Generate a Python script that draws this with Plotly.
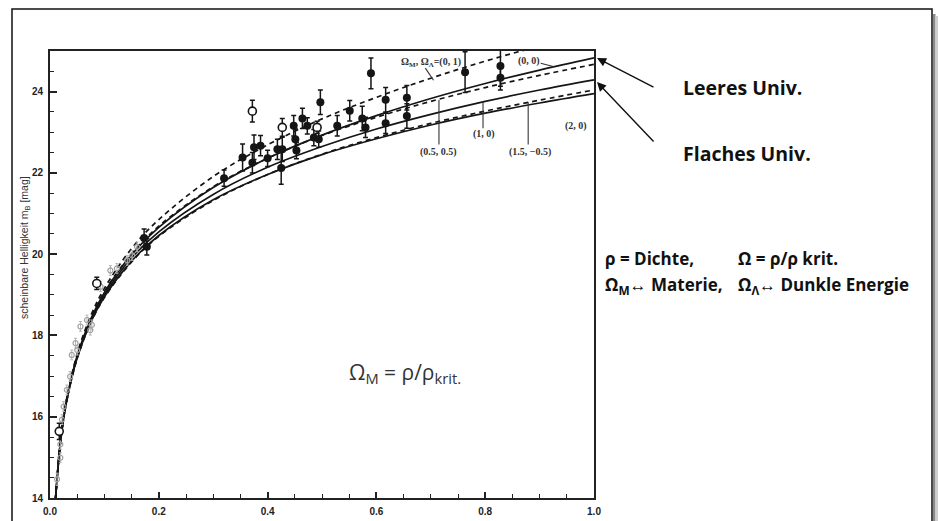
import plotly.graph_objects as go

# ---------------- data ----------------
z_grid = [0.01, 0.02, 0.03, 0.05, 0.075, 0.1, 0.15, 0.2, 0.3, 0.4, 0.5, 0.6, 0.7, 0.8, 0.9, 1.0]

m_0_1 = [13.97, 15.50, 16.40, 17.55, 18.49, 19.16, 20.14, 20.85, 21.91, 22.69, 23.33, 23.86, 24.33, 24.75, 25.12, 25.45]
m_0_0 = [13.96, 15.48, 16.37, 17.50, 18.41, 19.06, 19.99, 20.66, 21.64, 22.36, 22.93, 23.41, 23.83, 24.20, 24.53, 24.83]
m_05_05 = [13.96, 15.48, 16.38, 17.51, 18.42, 19.08, 20.01, 20.69, 21.66, 22.36, 22.92, 23.37, 23.76, 24.10, 24.40, 24.67]
m_1_0 = [13.96, 15.47, 16.35, 17.47, 18.36, 19.00, 19.91, 20.55, 21.47, 22.14, 22.65, 23.08, 23.44, 23.76, 24.04, 24.29]
m_15_m05 = [13.95, 15.45, 16.33, 17.43, 18.31, 18.93, 19.81, 20.44, 21.32, 21.96, 22.46, 22.87, 23.22, 23.52, 23.79, 24.04]
m_2_0 = [13.95, 15.46, 16.34, 17.45, 18.33, 18.95, 19.83, 20.46, 21.34, 21.96, 22.45, 22.84, 23.18, 23.47, 23.72, 23.95]

# high-redshift supernovae (filled)
z_fill = [0.173, 0.178, 0.320, 0.354, 0.372, 0.375, 0.387, 0.400, 0.418, 0.427, 0.425,
          0.448, 0.451, 0.453, 0.464, 0.473, 0.485, 0.497, 0.494, 0.528, 0.551, 0.574,
          0.580, 0.590, 0.617, 0.617, 0.656, 0.656, 0.763, 0.828, 0.828]
m_fill = [20.40, 20.18, 21.87, 22.38, 22.25, 22.63, 22.67, 22.36, 22.58, 22.58, 22.12,
          23.16, 22.83, 22.55, 23.34, 23.16, 22.87, 23.74, 22.83, 23.16, 23.53, 23.34,
          23.12, 24.45, 23.80, 23.22, 23.85, 23.40, 24.48, 24.63, 24.34]
e_fill = [0.22, 0.20, 0.20, 0.33, 0.25, 0.30, 0.25, 0.20, 0.25, 0.30, 0.40,
          0.25, 0.25, 0.20, 0.25, 0.20, 0.20, 0.30, 0.20, 0.25, 0.25, 0.30,
          0.25, 0.38, 0.30, 0.25, 0.30, 0.30, 0.50, 0.50, 0.30]

# open circles
z_open = [0.017, 0.086, 0.372, 0.427, 0.491]
m_open = [15.64, 19.28, 23.52, 23.12, 23.12]
e_open = [0.20, 0.15, 0.27, 0.22, 0.15]

# low-redshift (grey) supernovae
z_low = [0.013, 0.019, 0.019, 0.022, 0.025, 0.031, 0.037, 0.040, 0.047, 0.050, 0.056,
         0.068, 0.074, 0.077, 0.093, 0.111, 0.123, 0.142, 0.151, 0.160]
m_low = [14.46, 14.99, 15.32, 15.93, 16.25, 16.66, 16.99, 17.52, 17.81, 17.64, 18.22,
         18.38, 18.13, 18.26, 19.20, 19.60, 19.65, 19.85, 19.97, 20.18]
e_low = [0.15, 0.12, 0.12, 0.12, 0.12, 0.12, 0.12, 0.12, 0.12, 0.12, 0.12,
         0.12, 0.12, 0.12, 0.12, 0.12, 0.12, 0.12, 0.12, 0.12]

x_ticks = [0.0, 0.2, 0.4, 0.6, 0.8, 1.0]
x_ticklabels = ["0.0", "0.2", "0.4", "0.6", "0.8", "1.0"]
y_ticks = [14, 16, 18, 20, 22, 24]
y_ticklabels = ["14", "16", "18", "20", "22", "24"]

# ---------------- figure ----------------
W, H = 938, 521
L, R, T, B = 50, 344, 51, 23
pw, ph = W - L - R, H - T - B


def px(x):
    """image x pixel -> paper coordinate"""
    return (x - L) / pw


def py(y):
    """image y pixel -> paper coordinate"""
    return (H - B - y) / ph


fig = go.Figure()

ink = "#151515"
curves = [
    (m_0_1, "dash"),
    (m_0_0, "solid"),
    (m_05_05, "dash"),
    (m_1_0, "solid"),
    (m_15_m05, "dash"),
    (m_2_0, "solid"),
]
for m, dash in curves:
    fig.add_trace(go.Scatter(x=z_grid, y=m, mode="lines", line_shape="spline",
                             line=dict(color=ink, width=1.7, dash="solid" if dash == "solid" else "5px,4px"),
                             hoverinfo="skip", showlegend=False))

fig.add_trace(go.Scatter(x=z_low, y=m_low, mode="markers",
                         error_y=dict(type="data", array=e_low, color="#b5b5b5", thickness=1, width=1.5),
                         marker=dict(symbol="circle-open", size=5, color="#a0a0a0", line=dict(width=1.2)),
                         showlegend=False))

fig.add_trace(go.Scatter(x=z_fill, y=m_fill, mode="markers",
                         error_y=dict(type="data", array=e_fill, color=ink, thickness=1.5, width=2.5),
                         marker=dict(symbol="circle", size=8, color=ink),
                         showlegend=False))

fig.add_trace(go.Scatter(x=z_open, y=m_open, mode="markers",
                         error_y=dict(type="data", array=e_open, color=ink, thickness=1.5, width=2.5),
                         marker=dict(symbol="circle", size=8, color="white", line=dict(color=ink, width=1.6)),
                         showlegend=False))

lab_font = dict(family="Liberation Serif", size=10, color="#333", weight="bold")
ann = []
# curve labels
for x, y, t in [(0.70, 24.72, "Ω<sub>M</sub>, Ω<sub>Λ</sub>=(0, 1)"), (0.880, 24.76, "(0, 0)"),
                (0.715, 22.52, "(0.5, 0.5)"), (0.798, 22.95, "(1, 0)"),
                (0.883, 22.52, "(1.5, −0.5)"), (0.966, 23.15, "(2, 0)")]:
    ann.append(dict(x=x, y=y, text=t, showarrow=False, font=lab_font,
                    xanchor="center", yanchor="middle"))

ann.append(dict(x=px(405), y=py(373), xref="paper", yref="paper", showarrow=False,
                xanchor="center", yanchor="middle",
                text="Ω<sub>M</sub> = ρ/ρ<sub>krit.</sub>",
                font=dict(family="Open Sans", size=21, color="#333")))

ann.append(dict(x=px(25), y=py(248), xref="paper", yref="paper", showarrow=False, textangle=-90,
                xanchor="center", yanchor="middle",
                text="scheinbare Helligkeit m<sub>B</sub> [mag]",
                font=dict(family="Liberation Sans", size=10.5, color="#333")))

bold = dict(family="Open Sans", size=19.5, color="#111", weight="bold")
for y, t in [(87, "Leeres Univ."), (153, "Flaches Univ.")]:
    ann.append(dict(x=px(681), y=py(y), xref="paper", yref="paper", xanchor="left", yanchor="middle",
                    showarrow=False, text=t, font=bold))

small_bold = dict(family="Open Sans", size=17, color="#111", weight="bold")
for x, y, t in [(603, 258, "ρ = Dichte,"), (736, 258, "Ω = ρ/ρ krit."),
                (603, 285, "Ω<sub>M</sub>↔ Materie,"), (736, 285, "Ω<sub>Λ</sub>↔ Dunkle Energie")]:
    ann.append(dict(x=px(x), y=py(y), xref="paper", yref="paper", xanchor="left", yanchor="middle",
                    showarrow=False, text=t, font=small_bold))

# arrows
for hy, ty in [(58, 88), (82, 143)]:
    ann.append(dict(x=px(597), y=py(hy), xref="paper", yref="paper", text="", showarrow=True,
                    ax=58, ay=ty - hy, arrowhead=2, arrowsize=1.3, arrowwidth=1.4,
                    arrowcolor="#111", standoff=0))

shapes = []
# leader lines for curve labels
for x0, y0, x1, y1 in [(0.715, 23.80, 0.715, 22.70), (0.796, 23.74, 0.796, 23.10),
                       (0.879, 23.74, 0.879, 22.70), (0.902, 24.70, 0.925, 24.62),
                       (0.690, 24.58, 0.705, 24.28)]:
    shapes.append(dict(type="line", xref="x", yref="y", x0=x0, y0=y0, x1=x1, y1=y1,
                       line=dict(color="#333", width=1.1)))

# outer frame and shadow
shapes.append(dict(type="rect", xref="paper", yref="paper", x0=px(933), x1=px(935.5),
                   y0=py(540), y1=py(14), fillcolor="#8a8a8a", line=dict(width=0), layer="below"))
shapes.append(dict(type="rect", xref="paper", yref="paper", x0=px(935.5), x1=px(938),
                   y0=py(540), y1=py(16), fillcolor="#cfcfcf", line=dict(width=0), layer="below"))
shapes.append(dict(type="rect", xref="paper", yref="paper", x0=px(12), x1=px(932),
                   y0=py(540), y1=py(9), line=dict(color="#111", width=1.5)))

fig.update_layout(
    width=W, height=H,
    margin=dict(l=L, r=R, t=T, b=B, pad=0),
    paper_bgcolor="white", plot_bgcolor="white",
    annotations=ann, shapes=shapes, showlegend=False,
    xaxis=dict(range=[0, 1.0], tickvals=x_ticks, ticktext=x_ticklabels, automargin=False,
               showline=True, linecolor="#222", linewidth=1.8, mirror=True,
               ticks="inside", ticklen=6, tickwidth=1.5, tickcolor="#222",
               ticklabelstandoff=3,
               minor=dict(dtick=0.05, ticks="inside", ticklen=4, tickcolor="#222", tickwidth=1.2),
               showgrid=False, zeroline=False,
               tickfont=dict(family="Liberation Sans", size=10, color="#222", weight="bold")),
    yaxis=dict(range=[14, 25], tickvals=y_ticks, ticktext=y_ticklabels, automargin=False,
               showline=True, linecolor="#222", linewidth=1.8, mirror=True,
               ticks="inside", ticklen=7, tickwidth=1.5, tickcolor="#222",
               ticklabelstandoff=3,
               minor=dict(dtick=0.5, ticks="inside", ticklen=4, tickcolor="#222", tickwidth=1.2),
               showgrid=False, zeroline=False,
               tickfont=dict(family="Liberation Sans", size=10, color="#222", weight="bold")),
)

# the page's default 8px body margin would push the figure off the window
fig.write_html("out.html", config={"displayModeBar": False},
               post_script="document.body.style.margin='0px';")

Stated task —
Leave out the pictures, then repeat the listing above exactly from its first line to the line with "23.47, 23.72, 23.95]", inclusive.

Output of the exercise —
Generate a Python script that draws this with Plotly.
import plotly.graph_objects as go

# ---------------- data ----------------
z_grid = [0.01, 0.02, 0.03, 0.05, 0.075, 0.1, 0.15, 0.2, 0.3, 0.4, 0.5, 0.6, 0.7, 0.8, 0.9, 1.0]

m_0_1 = [13.97, 15.50, 16.40, 17.55, 18.49, 19.16, 20.14, 20.85, 21.91, 22.69, 23.33, 23.86, 24.33, 24.75, 25.12, 25.45]
m_0_0 = [13.96, 15.48, 16.37, 17.50, 18.41, 19.06, 19.99, 20.66, 21.64, 22.36, 22.93, 23.41, 23.83, 24.20, 24.53, 24.83]
m_05_05 = [13.96, 15.48, 16.38, 17.51, 18.42, 19.08, 20.01, 20.69, 21.66, 22.36, 22.92, 23.37, 23.76, 24.10, 24.40, 24.67]
m_1_0 = [13.96, 15.47, 16.35, 17.47, 18.36, 19.00, 19.91, 20.55, 21.47, 22.14, 22.65, 23.08, 23.44, 23.76, 24.04, 24.29]
m_15_m05 = [13.95, 15.45, 16.33, 17.43, 18.31, 18.93, 19.81, 20.44, 21.32, 21.96, 22.46, 22.87, 23.22, 23.52, 23.79, 24.04]
m_2_0 = [13.95, 15.46, 16.34, 17.45, 18.33, 18.95, 19.83, 20.46, 21.34, 21.96, 22.45, 22.84, 23.18, 23.47, 23.72, 23.95]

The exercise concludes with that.